Nous voilà considérablement éloignés de Mounier; mais il faut arriver au 12 janvier 1816 pour le voir donner signe d'existence. Il écrivait ce jour-là au Duc de Mortemart :

« La dernière fois que j'ai eu l'honneur de vous voir, vous m'avez fait espérer que vous voudriez` bien m'attacher à quelqu'un des Conseils de la garde nationale. Permettez-moi de vous rappeler cette promesse.

« Je désirerais beaucoup être placé ainsi d'une manière qui, en ne me laissant pas inutile à la garde nationale, me dispenserait d'un service actif assez peu en rapport avec ma position générale et souvent en contradiction avec mes autres fonctions.

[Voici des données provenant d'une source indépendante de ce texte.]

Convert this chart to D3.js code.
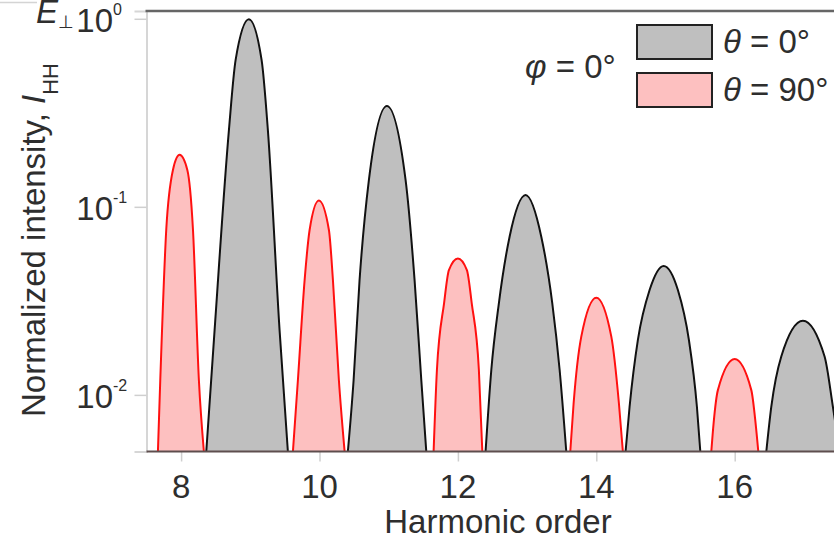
<!DOCTYPE html>
<html>
<head>
<meta charset="utf-8">
<script src="https://cdn.jsdelivr.net/npm/d3@7"></script>
<style>
  html, body { margin: 0; padding: 0; background: #fff; }
  svg { display: block; font-family: "Liberation Sans", Arial, sans-serif; }
</style>
</head>
<body>
<svg id="chart" width="834" height="539"></svg>
<script>
// Harmonic spectra: each peak is a list of [harmonic order, normalized intensity]
// points; both ends sit on the 0.005 floor of the axis.
const theta0Peaks = [
  [[8.364,0.005],[8.484,0.0221],[8.691,0.256],[8.788,0.604],[8.980,0.994],[9.163,0.604],[9.254,0.256],[9.423,0.0221],[9.543,0.005]],
  [[10.410,0.005],[10.493,0.0120],[10.579,0.0408],[10.714,0.139],[10.974,0.344],[11.244,0.139],[11.374,0.0408],[11.471,0.0120],[11.543,0.005]],
  [[12.400,0.005],[12.483,0.0136],[12.592,0.0307],[12.747,0.0694],[12.978,0.1156],[13.205,0.0694],[13.364,0.0307],[13.470,0.0136],[13.566,0.005]],
  [[14.423,0.005],[14.481,0.00865],[14.601,0.0196],[14.770,0.0361],[14.973,0.0485],[15.179,0.0361],[15.338,0.0196],[15.454,0.00865],[15.503,0.005]],
  [[16.457,0.005],[16.529,0.00865],[16.673,0.0160],[16.986,0.0248],[17.299,0.0160],[17.419,0.00865],[17.516,0.005]]
];
const theta90Peaks = [
  [[7.665,0.005],[7.699,0.0120],[7.786,0.0762],[7.882,0.157],[7.978,0.189],[8.090,0.157],[8.171,0.0762],[8.257,0.0120],[8.329,0.005]],
  [[9.616,0.005],[9.688,0.0120],[9.785,0.0408],[9.857,0.0753],[9.991,0.108],[10.136,0.0753],[10.194,0.0408],[10.280,0.0120],[10.363,0.005]],
  [[11.649,0.005],[11.697,0.0136],[11.800,0.0307],[11.870,0.0461],[12.000,0.0532],[12.130,0.0461],[12.200,0.0307],[12.303,0.0136],[12.353,0.005]],
  [[13.624,0.005],[13.672,0.0090],[13.783,0.0204],[14.000,0.0329],[14.217,0.0204],[14.327,0.0090],[14.384,0.005]],
  [[15.662,0.005],[15.695,0.00706],[15.757,0.0106],[16.000,0.0155],[16.240,0.0106],[16.302,0.00706],[16.341,0.005]]
];

const xDomain = [7.5, 17.5];
const yDomain = [0.005, 1.1];
const xTickValues = [8, 10, 12, 14, 16];
const yTickValues = [1, 0.1, 0.01];
const yTickExponents = ["0", "-1", "-2"];

const legendItems = [
  { label: "0°", fill: "#bfbfbf" },
  { label: "90°", fill: "#fdc0c0" }
];

const svg = d3.select("#chart");
const plot = { left: 146.5, right: 838.5, top: 11, bottom: 451.5 };
const textColor = "#2e2e2e";

const x = d3.scaleLinear().domain(xDomain).range([plot.left, plot.right]);
const y = d3.scaleLog().domain(yDomain).range([plot.bottom, plot.top]);

svg.append("defs").append("clipPath").attr("id", "plot-clip")
  .append("rect")
  .attr("x", plot.left).attr("y", plot.top)
  .attr("width", plot.right - plot.left).attr("height", plot.bottom - plot.top);

// fragment of the neighbouring panel frame
svg.append("line").attr("x1", 0).attr("x2", 37).attr("y1", 2.5).attr("y2", 2.5)
  .attr("stroke", "#d4d4d4").attr("stroke-width", 1.5);

const curve = d3.curveMonotoneX;
const area = d3.area().x(d => x(d[0])).y0(plot.bottom).y1(d => y(d[1])).curve(curve);
const line = d3.line().x(d => x(d[0])).y(d => y(d[1])).curve(curve);

const g = svg.append("g").attr("clip-path", "url(#plot-clip)");

function drawPeaks(peaks, fill, stroke) {
  const pg = g.append("g");
  pg.selectAll("path.fill").data(peaks).join("path")
    .attr("class", "fill").attr("d", area).attr("fill", fill).attr("stroke", "none");
  pg.selectAll("path.edge").data(peaks).join("path")
    .attr("class", "edge").attr("d", line).attr("fill", "none")
    .attr("stroke", stroke).attr("stroke-width", 2).attr("stroke-linejoin", "round");
}
drawPeaks(theta0Peaks, legendItems[0].fill, "#111");
drawPeaks(theta90Peaks, legendItems[1].fill, "#ff1010");

// left axis (light gray) with outward decade ticks
const yAxis = d3.axisLeft(y).tickValues(yTickValues).tickSize(12).tickFormat("");
const yg = svg.append("g").attr("transform", `translate(${plot.left},0)`).call(yAxis);
yg.select(".domain").attr("stroke", "#d6d6d6").attr("stroke-width", 2);
yg.selectAll(".tick line").attr("stroke", "#cfcfcf").attr("stroke-width", 1.5);

// bottom axis
const xAxis = d3.axisBottom(x).tickValues(xTickValues).tickSize(10).tickFormat("");
const xg = svg.append("g").attr("transform", `translate(0,${plot.bottom})`).call(xAxis);
xg.select(".domain").remove();
xg.selectAll(".tick line").attr("stroke", "#cfcfcf").attr("stroke-width", 1.5);
svg.append("line").attr("x1", plot.left).attr("x2", 834)
  .attr("y1", plot.bottom).attr("y2", plot.bottom)
  .attr("stroke", "#5e4e4e").attr("stroke-width", 2);

// top frame
svg.append("line").attr("x1", plot.left - 1).attr("x2", 834)
  .attr("y1", plot.top).attr("y2", plot.top)
  .attr("stroke", "#666").attr("stroke-width", 2.5);

// x tick labels
svg.append("g").selectAll("text").data(xTickValues).join("text")
  .attr("x", d => x(d)).attr("y", 498)
  .attr("text-anchor", "middle").attr("font-size", 33).attr("fill", textColor)
  .text(d => d);

// y tick labels: 10 with superscript exponent
const yl = svg.append("g").selectAll("g").data(yTickValues).join("g");
yl.append("text")
  .attr("x", 113).attr("y", d => y(d) + 13)
  .attr("text-anchor", "end").attr("font-size", 33).attr("fill", textColor)
  .text("10");
yl.append("text")
  .attr("x", 113).attr("y", d => y(d) - 4)
  .attr("font-size", 16).attr("fill", textColor)
  .text((d, i) => yTickExponents[i]);

// axis titles
svg.append("text")
  .attr("x", 498).attr("y", 533)
  .attr("text-anchor", "middle").attr("font-size", 33).attr("fill", textColor)
  .text("Harmonic order");

const yt = svg.append("text")
  .attr("transform", "translate(45,417) rotate(-90)")
  .attr("font-size", 33).attr("fill", textColor);
yt.append("tspan").text("Normalized intensity, ");
yt.append("tspan").attr("font-style", "italic").text("I");
yt.append("tspan").attr("font-size", 22).attr("dy", 13).text("HH");

const eLabel = svg.append("text").attr("x", 36).attr("y", 23)
  .attr("font-size", 33).attr("fill", textColor);
eLabel.append("tspan").attr("font-style", "italic").text("E");
eLabel.append("tspan").attr("font-size", 18).attr("dy", 5).text("⊥");

// legend
const phi = svg.append("text").attr("x", 525).attr("y", 78)
  .attr("font-size", 33).attr("fill", textColor);
phi.append("tspan").attr("font-style", "italic").text("φ");
phi.append("tspan").text(" = 0°");

const lg = svg.append("g").selectAll("g").data(legendItems).join("g")
  .attr("transform", (d, i) => `translate(637,${25 + i * 48})`);
lg.append("rect").attr("width", 75).attr("height", 34)
  .attr("fill", d => d.fill).attr("stroke", "#222").attr("stroke-width", 2);
const lt = lg.append("text").attr("x", 86).attr("y", 28)
  .attr("font-size", 33).attr("fill", textColor);
lt.append("tspan").attr("font-style", "italic").text("θ");
lt.append("tspan").text(d => " = " + d.label);
</script>
</body>
</html>
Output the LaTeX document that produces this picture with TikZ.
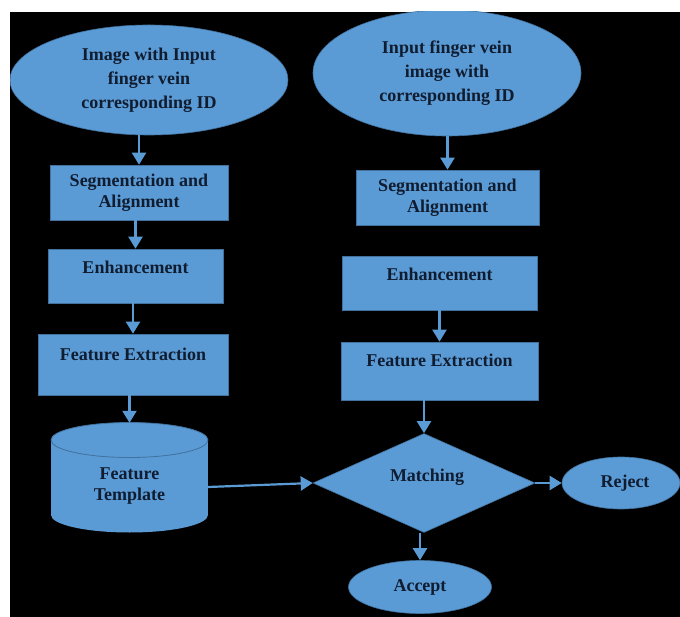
\documentclass[tikz,border=0pt]{standalone}
\usepackage{fontspec}
\setmainfont{Liberation Serif}
\usetikzlibrary{shapes.geometric,arrows.meta}
\definecolor{fillblue}{RGB}{91,155,213}
\definecolor{edgeblue}{RGB}{65,113,156}
\definecolor{txtnavy}{RGB}{16,28,48}
\begin{document}
\begin{tikzpicture}[x=1pt,y=-1pt,
  shp/.style={fill=fillblue, draw=edgeblue, line width=0.6pt, inner sep=0pt},
  boxn/.style={shp, rectangle},
  elln/.style={shp, ellipse},
  diam/.style={shp, diamond},
  txt/.style={font=\fontsize{18}{21}\selectfont\bfseries, text=txtnavy, align=center},
  etxt/.style={font=\fontsize{18}{24}\selectfont\bfseries, text=txtnavy, align=center},
  arr/.style={draw=fillblue, line width=2.2pt, -{Triangle[width=14pt,length=12pt]}}
]
\useasboundingbox (0,0) rectangle (680,617);
\fill[white] (0,0) rectangle (680,617);
\fill[black] (10,12) rectangle (680,617);
\begin{scope}
\clip (10,12) rectangle (680,617);

% left column
\node[elln, etxt, minimum width=278pt, minimum height=110pt] (lell) at (149,80)
  {Image with Input\\finger vein\\corresponding ID};
\node[boxn, txt, minimum width=178pt, minimum height=55pt] (lseg) at (139,192.5)
  {Segmentation and\\Alignment};
\node[boxn, minimum width=175pt, minimum height=54pt] (lenh) at (135.5,276) {};
\node[txt] (lenht) at (135.5,267) {Enhancement};
\node[boxn, minimum width=190pt, minimum height=61pt] (lfe) at (133,364.5) {};
\node[txt] (lfet) at (133,354) {Feature Extraction};

% cylinder (Feature Template)
\node[inner sep=0pt, minimum width=157pt, minimum height=110pt] (lcyl) at (129.5,478) {};
\fill[fillblue] (129.5,515) ellipse[x radius=78.5, y radius=17.5];
\fill[fillblue] (51,440) rectangle (208,515);
\filldraw[fill=fillblue, draw=edgeblue, line width=0.8pt] (129.5,440) ellipse[x radius=78.5, y radius=17.5];
\node[txt] (lcylt) at (129.5,486.5) {Feature\\Template};

% right column
\node[elln, etxt, minimum width=268pt, minimum height=126pt] (rell) at (447,73)
  {Input finger vein\\image with\\corresponding ID};
\node[boxn, txt, minimum width=183pt, minimum height=55pt] (rseg) at (447.5,197.5)
  {Segmentation and\\Alignment};
\node[boxn, minimum width=195pt, minimum height=54pt] (renh) at (439.5,283) {};
\node[txt] (renht) at (439.5,274) {Enhancement};
\node[boxn, minimum width=197pt, minimum height=58pt] (rfe) at (439.5,371) {};
\node[txt] (rfet) at (439.5,360) {Feature Extraction};

\node[diam, minimum width=222pt, minimum height=99pt] (dia) at (424,483) {};
\node[txt] (diat) at (427,477) {Matching};

\node[elln, minimum width=118pt, minimum height=52pt] (rej) at (621,483) {};
\node[txt] (rejt) at (625,483) {Reject};
\node[elln, txt, minimum width=143pt, minimum height=53pt] (acc) at (420,587) {Accept};

% connectors
\draw[arr] (lell.south -| lseg.north) -- (lseg.north);
\draw[arr] (lenh.north |- lseg.south) -- (lenh.north);
\draw[arr] (lfe.north |- lenh.south) -- (lfe.north);
\draw[arr] (lcyl.north |- lfe.south) -- (lcyl.north);
\draw[arr] (rseg.north |- rell.south) -- (rseg.north);
\draw[arr] (rfe.north |- renh.south) -- (rfe.north);
\draw[arr] (dia.north |- rfe.south) -- (dia.north);
\draw[arr] ([yshift=-9pt]lcyl.east) -- (dia.west);
\draw[arr] (dia.east) -- (rej.west);
\draw[arr] (acc.north |- dia.south) -- (acc.north);
\end{scope}
\end{tikzpicture}
\end{document}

« Agréez, Monsieur le Duc, etc. »

La réponse ne se fit pas attendre :

ÉTAT-MAJOR
GÉNÉRAL

GARDE NATIONALE DE PARIS

Paris, le 15 janvier 1816.

Le Maréchal, Pair de France, Commandant en chef,

Vu la démission de Monsieur le Chef d'Escadron d'ÉtatMajor, Armand de Bastard, Conseiller Rapporteur près le Conseil Général de discipline, ladite démission motivée sur sa nomination par le Roi à la place de Commissaire Général de Police du Département de l'Isère.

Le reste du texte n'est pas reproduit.